Suppression du TO/DE : La réforme qui ne passe pas
Une disposition du projet de loi de finances prévoit la suppression, au 1er janvier 2019, de l’exonération des charges sociales sur les travailleurs saisonniers, le TO/DE.
Son abandon, qui pourrait être fatal à de nombreuses productions de la région, inquiète la FNSEA Nouvelle-Aquitaine. Philippe Moinard, président de la FNSEA NA, Arnaud Tachon, président de la commission régionale emploi-formation et Jacques Chapolard, président de la FDSEA du 47, département très impacté par la mesure, ont estimé les pertes potentielles.
Depuis plusieurs mois, la FNSEA s’oppose à l’abandon du TO/DE. Que permet ce dispositif à l’heure actuelle ?
Arnaud Tachon : Pour un saisonnier embauché en CDD, à temps plein et au SMIC, le TO/DE offre une réduction de charges sociales de 33%. De plus, cet allègement peut être cumulé avec d’autres mesures de CICE* qui est aussi amené à disparaître à la fin de l’année. De manière indirecte, il a aussi permis d’éradiquer le travail au noir. Il est très utilisé, particulièrement en production maraîchère, arboriculture, viticulture mais pas uniquement.
Quelles seraient les conséquences de l’abandon du TO/DE ?
AT. : Avec la remise à plat des dispositifs envisagée par l’Etat, la perte serait de l’ordre de 189€ mensuels par saisonnier employé. C’est une perte de compétitivité pour l’agriculture qui souffre déjà d’un coût du travail bien supérieur en France par rapport à d’autres pays d’Europe. Nous avons besoin d’un dispositif spécifique pour les saisonniers agricoles pour maintenir l’emploi et gommer les distorsions de concurrence qui existent entre les pays européens sur le coût de la main d’œuvre.
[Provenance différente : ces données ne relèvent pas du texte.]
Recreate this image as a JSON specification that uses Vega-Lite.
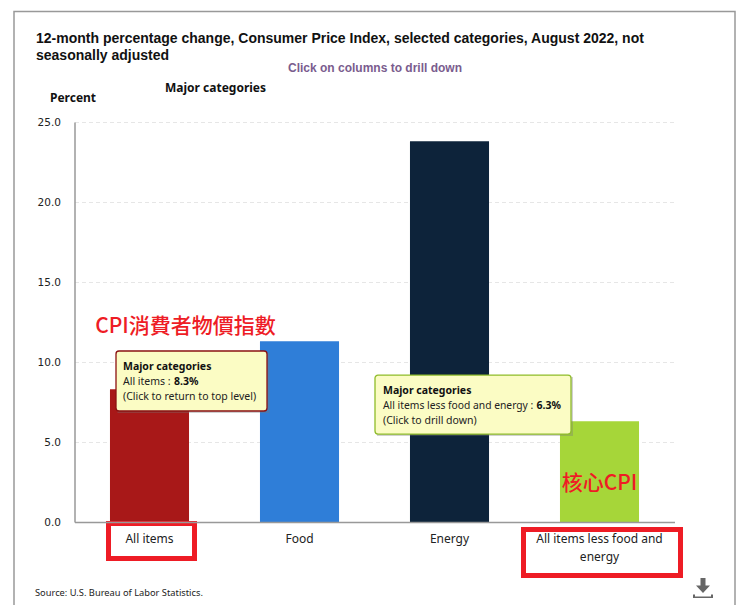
{"$schema":"https://vega.github.io/schema/vega-lite/v6.json","autosize":"none","width":600,"height":400,"padding":{"left":74.5,"top":122,"right":62.5,"bottom":83},"background":"white","view":{"stroke":null},
"title":{"text":["12-month percentage change, Consumer Price Index, selected categories, August 2022, not","seasonally adjusted"],"anchor":"start","frame":"group","dx":-38.5,"dy":53,"offset":1,"font":"Liberation Sans","fontSize":14,"fontWeight":"bold","color":"#111111","lineHeight":17},
"data":{"values":[{}]},
"layer":[
{"mark":{"type":"rect","fill":null,"stroke":"#999999","strokeWidth":1.5,"width":721,"height":640,"xOffset":225,"yOffset":9.5,"clip":false},"encoding":{"x":{"datum":"All items","type":"nominal"},"y":{"datum":12.5,"type":"quantitative"}}},
{"data":{"values":[{"category":"All items","value":8.3},{"category":"Food","value":11.3},{"category":"Energy","value":23.8},{"category":"All items less food and energy","value":6.3}]},"mark":{"type":"bar"},"encoding":{
"x":{"field":"category","type":"nominal","sort":null,"scale":{"domain":["All items","Food","Energy","All items less food and energy"],"paddingInner":0.473,"paddingOuter":0.2365},"axis":{"title":null,"labelAngle":0,"labelAlign":"center","labelBaseline":"top","labelFont":"Noto Sans","labelFontSize":12,"labelColor":"#222222","labelPadding":11,"ticks":false,"domainColor":"#999999","domainWidth":1.5,"labelLimit":200,"labelLineHeight":18,"labelExpr":"datum.label=='All items less food and energy'?['All items less food and','energy']:datum.label"}},
"y":{"field":"value","type":"quantitative","scale":{"domain":[0,25],"nice":false},"axis":{"title":null,"values":[0,5,10,15,20,25],"format":".1f","labelFont":"DejaVu Sans","labelFontSize":10.5,"labelColor":"#222222","labelPadding":14,"ticks":false,"domainColor":"#999999","domainWidth":1.5,"grid":true,"gridColor":"#e6e6e6","gridDash":[4,3],"gridWidth":1}},
"color":{"field":"category","type":"nominal","legend":null,"scale":{"domain":["All items","Food","Energy","All items less food and energy"],"range":["#A81818","#2F7ED8","#0D233A","#A6D639"]}}}},
{"mark":{"type":"rect","fill":"#777777","opacity":0.35,"width":152,"height":60,"xOffset":44,"yOffset":2},"encoding":{"x":{"datum":"All items","type":"nominal"},"y":{"datum":8.8125,"type":"quantitative"}}},
{"mark":{"type":"rect","fill":"#FBFCC4","stroke":"#8B1212","strokeWidth":1.3,"cornerRadius":3,"width":151,"height":60,"xOffset":42,"yOffset":0},"encoding":{"x":{"datum":"All items","type":"nominal"},"y":{"datum":8.8125,"type":"quantitative"}}},
{"mark":{"type":"rect","fill":"#777777","opacity":0.35,"width":196,"height":59,"xOffset":25.5,"yOffset":2},"encoding":{"x":{"datum":"Energy","type":"nominal"},"y":{"datum":7.34,"type":"quantitative"}}},
{"mark":{"type":"rect","fill":"#FBFCC4","stroke":"#8FBC2A","strokeWidth":1.3,"cornerRadius":3,"width":196,"height":59,"xOffset":23.5,"yOffset":0},"encoding":{"x":{"datum":"Energy","type":"nominal"},"y":{"datum":7.34,"type":"quantitative"}}},
{"mark":{"type":"rect","fill":null,"stroke":"#EE1C25","strokeWidth":5,"width":86,"height":35,"xOffset":2,"yOffset":19},"encoding":{"x":{"datum":"All items","type":"nominal"},"y":{"datum":0,"type":"quantitative"}}},
{"mark":{"type":"rect","fill":null,"stroke":"#EE1C25","strokeWidth":5,"width":157,"height":46,"xOffset":2.5,"yOffset":30.5},"encoding":{"x":{"datum":"All items less food and energy","type":"nominal"},"y":{"datum":0,"type":"quantitative"}}},
{"mark":{"type":"point","shape":"M-0.25,-1 L0.25,-1 L0.25,-0.25 L0.7,-0.25 L0,0.5 L-0.7,-0.25 L-0.25,-0.25 Z M-1,0.65 L-0.8,0.65 L-0.8,0.85 L0.8,0.85 L0.8,0.65 L1,0.65 L1,1 L-1,1 Z","filled":true,"fill":"#666666","opacity":1,"size":400,"xOffset":103.5,"yOffset":66},"encoding":{"x":{"datum":"All items less food and energy","type":"nominal"},"y":{"datum":0,"type":"quantitative"}}},
{"mark":{"type":"text","text":"Major categories","align":"left","baseline":"middle","font":"Noto Sans","fontSize":10.5,"fontWeight":"bold","color":"#111111","xOffset":-26.5,"yOffset":-14},"encoding":{"x":{"datum":"All items","type":"nominal"},"y":{"datum":8.8125,"type":"quantitative"}}},
{"mark":{"type":"text","text":"All items : ","align":"left","baseline":"middle","font":"Noto Sans","fontSize":10.5,"color":"#222222","xOffset":-26.5,"yOffset":1},"encoding":{"x":{"datum":"All items","type":"nominal"},"y":{"datum":8.8125,"type":"quantitative"}}},
{"mark":{"type":"text","text":"8.3%","align":"left","baseline":"middle","font":"Noto Sans","fontSize":10.5,"fontWeight":"bold","color":"#111111","xOffset":24.5,"yOffset":1},"encoding":{"x":{"datum":"All items","type":"nominal"},"y":{"datum":8.8125,"type":"quantitative"}}},
{"mark":{"type":"text","text":"(Click to return to top level)","align":"left","baseline":"middle","font":"Noto Sans","fontSize":10.5,"color":"#222222","xOffset":-26.5,"yOffset":16},"encoding":{"x":{"datum":"All items","type":"nominal"},"y":{"datum":8.8125,"type":"quantitative"}}},
{"mark":{"type":"text","text":"Major categories","align":"left","baseline":"middle","font":"Noto Sans","fontSize":10.5,"fontWeight":"bold","color":"#111111","xOffset":-66.5,"yOffset":-14},"encoding":{"x":{"datum":"Energy","type":"nominal"},"y":{"datum":7.34,"type":"quantitative"}}},
{"mark":{"type":"text","text":"All items less food and energy : ","align":"left","baseline":"middle","font":"Noto Sans","fontSize":10.3,"color":"#222222","xOffset":-66.5,"yOffset":1},"encoding":{"x":{"datum":"Energy","type":"nominal"},"y":{"datum":7.34,"type":"quantitative"}}},
{"mark":{"type":"text","text":"6.3%","align":"left","baseline":"middle","font":"Noto Sans","fontSize":10.5,"fontWeight":"bold","color":"#111111","xOffset":87,"yOffset":1},"encoding":{"x":{"datum":"Energy","type":"nominal"},"y":{"datum":7.34,"type":"quantitative"}}},
{"mark":{"type":"text","text":"(Click to drill down)","align":"left","baseline":"middle","font":"Noto Sans","fontSize":10.5,"color":"#222222","xOffset":-66.5,"yOffset":16},"encoding":{"x":{"datum":"Energy","type":"nominal"},"y":{"datum":7.34,"type":"quantitative"}}},
{"mark":{"type":"text","text":"CPI消費者物價指數","font":"Noto Sans CJK TC","fontSize":21,"fontWeight":500,"color":"#EE1C25","xOffset":36,"yOffset":0},"encoding":{"x":{"datum":"All items","type":"nominal"},"y":{"datum":12.19,"type":"quantitative"}}},
{"mark":{"type":"text","text":"核心CPI","font":"Noto Sans CJK TC","fontSize":21,"fontWeight":500,"color":"#EE1C25"},"encoding":{"x":{"datum":"All items less food and energy","type":"nominal"},"y":{"datum":2.35,"type":"quantitative"}}},
{"mark":{"type":"text","text":"Click on columns to drill down","font":"Liberation Sans","fontSize":12,"fontWeight":"bold","color":"#7A5C8E","xOffset":75.5,"yOffset":-54},"encoding":{"x":{"datum":"Food","type":"nominal"},"y":{"datum":25,"type":"quantitative"}}},
{"mark":{"type":"text","text":"Major categories","font":"Noto Sans","fontSize":12,"fontWeight":"bold","color":"#111111","xOffset":66,"yOffset":-34},"encoding":{"x":{"datum":"All items","type":"nominal"},"y":{"datum":25,"type":"quantitative"}}},
{"mark":{"type":"text","text":"Percent","font":"Noto Sans","fontSize":12,"fontWeight":"bold","color":"#111111","xOffset":-76.5,"yOffset":-24},"encoding":{"x":{"datum":"All items","type":"nominal"},"y":{"datum":25,"type":"quantitative"}}},
{"mark":{"type":"text","text":"Source: U.S. Bureau of Labor Statistics.","align":"left","font":"Noto Sans","fontSize":9.3,"color":"#222222","xOffset":-114.5,"yOffset":71},"encoding":{"x":{"datum":"All items","type":"nominal"},"y":{"datum":0,"type":"quantitative"}}}
]}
Sans ça, il n’y aura plus de production locale.
Philippe Moinard : La perte serait énorme pour notre région qui rassemble 20% des emplois liés à la production agricole en France. Elle pourrait s’élever à 34 M d’€ pour la Nouvelle-Aquitaine. À 189€ par mois et par saisonnier, l’addition grimpe vite... Ce qui est en jeu, c’est l’emploi sur les territoires et le développement des productions à forte valeur ajoutée. La production bio mais aussi celle sous signes officiels de qualité nécessitent beaucoup de main d’œuvre. Elles seront donc particulièrement touchées. Augmenter les charges, c’est remettre en cause l’avenir de nombreuses productions alors que, dans le même temps, on nous promet une meilleure répartition de la valeur ajoutée grâce à la Loi Alimentation. C’est complètement illogique !
À l’échelle d’un département, le Lot-et-Garonne, à combien estimez-vous les pertes ?
Jacques Chapolard : Sur notre département, les 3/4 des exploitants pourraient être touchés. Il s’agit principalement des producteurs de fruits et légumes mais aussi de maïs semence par exemple. La perte engendrée par l’abandon du dispositif TO/DE serait de 4M d’€. Sans cet allègement de charges, les emplois saisonniers seront moins nombreux. 25 000 emplois seraient menacés. Comment les compenser ? La mécanisation ne règlera pas tout. Il faut aussi se demander ce que vont faire les personnes qui ne seront plus employées. La France a déjà perdu 40% de sa production de fraises au profit de l’Allemagne. Même si les exploitations tentent de s’adapter, on ne peut continuer ainsi, ce n’est pas tenable. Nous voulons bien payer nos salariés mais il faut que les salaires soient équivalents en Europe.